Q: What are the biggest safety issues facing expats living in Bulgaria? 

A: We’ve always felt safe here. In Sofia, be wary of pickpockets in the main tourist areas, as in any major city. 

If you’re driving around the country, you should be prepared for some pretty terrible driving. We’ve seen people reversing up the motorway towards us, one guy driving one-handed while holding a mattress on the roof of his car, drunk cyclists and even children riding mopeds! 

Meeting people and making friends in Bulgaria

Q: How tolerant are Bulgarians of foreigners? Is there any obvious discrimination against particular religions, women or identities? 

A: There is pretty widespread discrimination against the Roma population, at least in our part of the country. But, as Brits, we’ve found Bulgarians to be very welcoming (if a bit bemused as to why we’d leave the UK to live in Bulgaria). 

Bulgarians tend to hold traditional views on gender (but bear in mind that we live in a quiet village with a mostly older population). With that being said, my boyfriend and I are unmarried, we don’t have kids, and I earn the money while he renovates the house – so we’re definitely not your average ‘family’ by traditional Bulgarian standards – and no one seems to find us to be that strange! 

Q: Have you made friends with Bulgarians or do you mix mainly with other expats? What advice would you give to new expats looking to make friends in Bulgaria? Can you recommend any social or expat groups?

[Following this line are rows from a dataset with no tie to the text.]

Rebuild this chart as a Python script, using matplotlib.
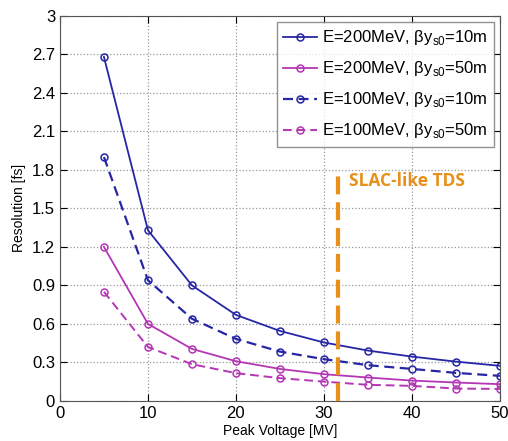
import numpy as np
import matplotlib.pyplot as plt

plt.rcParams['font.family'] = ['Liberation Sans', 'DejaVu Sans']
plt.rcParams['mathtext.fontset'] = 'custom'
plt.rcParams['mathtext.rm'] = 'Liberation Sans'

# peak voltage [MV]
voltage = [5, 10, 15, 20, 25, 30, 35, 40, 45, 50]

# resolution [fs]
res_200_10 = [2.68, 1.33, 0.90, 0.67, 0.545, 0.455, 0.392, 0.345, 0.306, 0.273]
res_200_50 = [1.20, 0.60, 0.405, 0.309, 0.249, 0.208, 0.182, 0.158, 0.143, 0.130]
res_100_10 = [1.90, 0.94, 0.64, 0.483, 0.384, 0.325, 0.278, 0.249, 0.218, 0.195]
res_100_50 = [0.85, 0.42, 0.286, 0.216, 0.177, 0.150, 0.125, 0.117, 0.096, 0.093]

labels = ['E=200MeV, βy$_{\\mathrm{s0}}$=10m',
          'E=200MeV, βy$_{\\mathrm{s0}}$=50m',
          'E=100MeV, βy$_{\\mathrm{s0}}$=10m',
          'E=100MeV, βy$_{\\mathrm{s0}}$=50m']

slac_voltage = 31.6

blue = '#2626a6'
magenta = '#b536b5'
orange = '#e8901a'

fig = plt.figure(figsize=(5.08, 4.41), dpi=100)
ax = fig.add_axes([0.118, 0.091, 0.866, 0.873])

ax.plot(voltage, res_200_10, '-o', c=blue, mfc='none', ms=5, lw=1.3, mew=1.1, label=labels[0])
ax.plot(voltage, res_200_50, '-o', c=magenta, mfc='none', ms=5, lw=1.3, mew=1.1, label=labels[1])
ax.plot(voltage, res_100_10, '--o', c=blue, mfc='none', ms=5, lw=1.6, mew=1.1,
        dashes=(4.5, 2.5), label=labels[2])
ax.plot(voltage, res_100_50, '--o', c=magenta, mfc='none', ms=5, lw=1.4, mew=1.1,
        dashes=(4.5, 2.5), label=labels[3])

# SLAC-like TDS marker
ax.plot([slac_voltage, slac_voltage], [0, 1.78], c=orange, lw=3, dashes=(4.3, 1.9), zorder=5)
ax.text(slac_voltage + 1.3, 1.71, 'SLAC-like TDS', color=orange, fontsize=12.5,
        fontweight='bold', va='center', ha='left', family=['Open Sans', 'DejaVu Sans'])

ax.set_xlim(0, 50)
ax.set_ylim(0, 3)
ax.set_xticks(np.arange(0, 51, 10))
ax.set_yticks(np.arange(0, 3.01, 0.3))
ax.set_yticklabels(['0', '0.3', '0.6', '0.9', '1.2', '1.5', '1.8', '2.1', '2.4', '2.7', '3'])
ax.tick_params(direction='in', labelsize=12, top=True, right=True, length=5, width=0.8)
ax.grid(linestyle=':', color='#999999', lw=0.9)
for s in ax.spines.values():
    s.set_color('#555555')

ax.set_xlabel('Peak Voltage [MV]', fontsize=10, labelpad=2)
ax.set_ylabel('Resolution [fs]', fontsize=10, labelpad=4)

leg = ax.legend(loc='upper right', fontsize=12, frameon=True, fancybox=False,
                borderaxespad=0.35, handlelength=2.0, handletextpad=0.3,
                labelspacing=0.72, borderpad=0.4)
leg.get_frame().set_edgecolor('#777777')
leg.get_frame().set_linewidth(1.0)

fig.savefig('out.png', dpi=100)
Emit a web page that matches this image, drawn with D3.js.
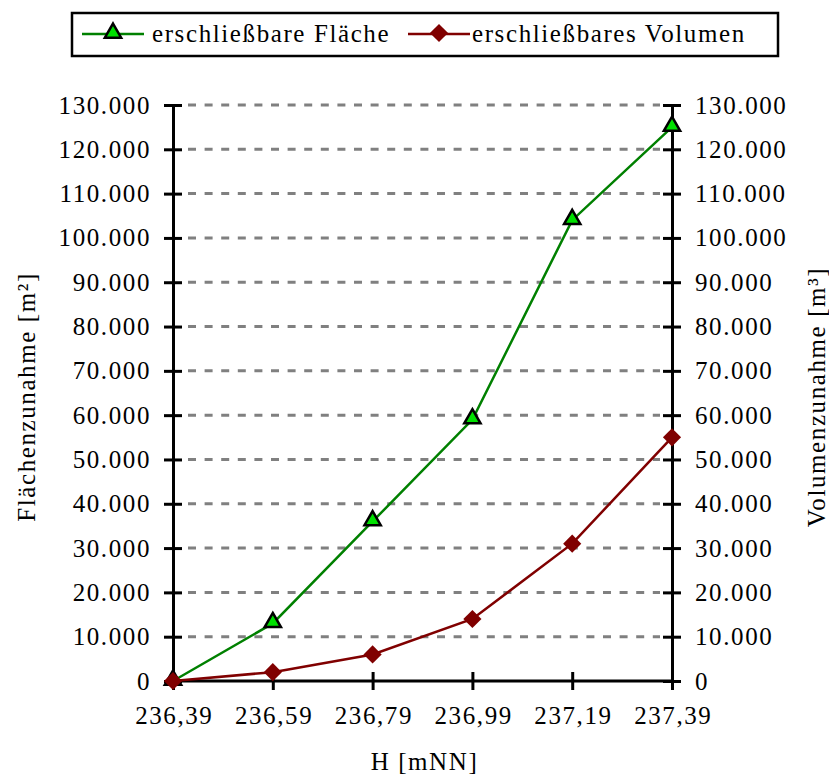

A: There are plenty of expats in Bulgaria, and we met some Brits through our estate agent. We’re not hugely into the expat community and I’m not part of any groups, but the Brits that we know have been incredibly helpful for local tips, such as recommending reliable mechanics and builders, that sort of thing.

The best thing you can do is to make friends with your Bulgarian neighbours. We visit one neighbour for coffee every day, which helps us keep connected with the village. It’s also a big boost to our Bulgarian language skills. Our neighbours have helped us with everything from gardening advice (sometimes unsolicited!) and sourcing our winter wood, to feeding our cats when we’re away. Bulgarians love getting involved, so don’t be afraid to ask for help. 

And finally…

Q: Is there any other advice that you would like to offer to any new expat arriving in Bulgaria?

A: Firstly, get out and see more of the country. We love Sofia, but it’s not really representative of the rest of the country. To get a sense of just how different Bulgaria is, you need to head to the mountains, visit beautiful old cities like Plovdiv, go to the monasteries, and wander around tiny villages where the old folk still keep sheep and goats. It’s such an interesting, beautiful country and we’ve barely scratched the surface, even after seven years.

Also, be patient. Things happen more slowly here. But isn’t that the whole point?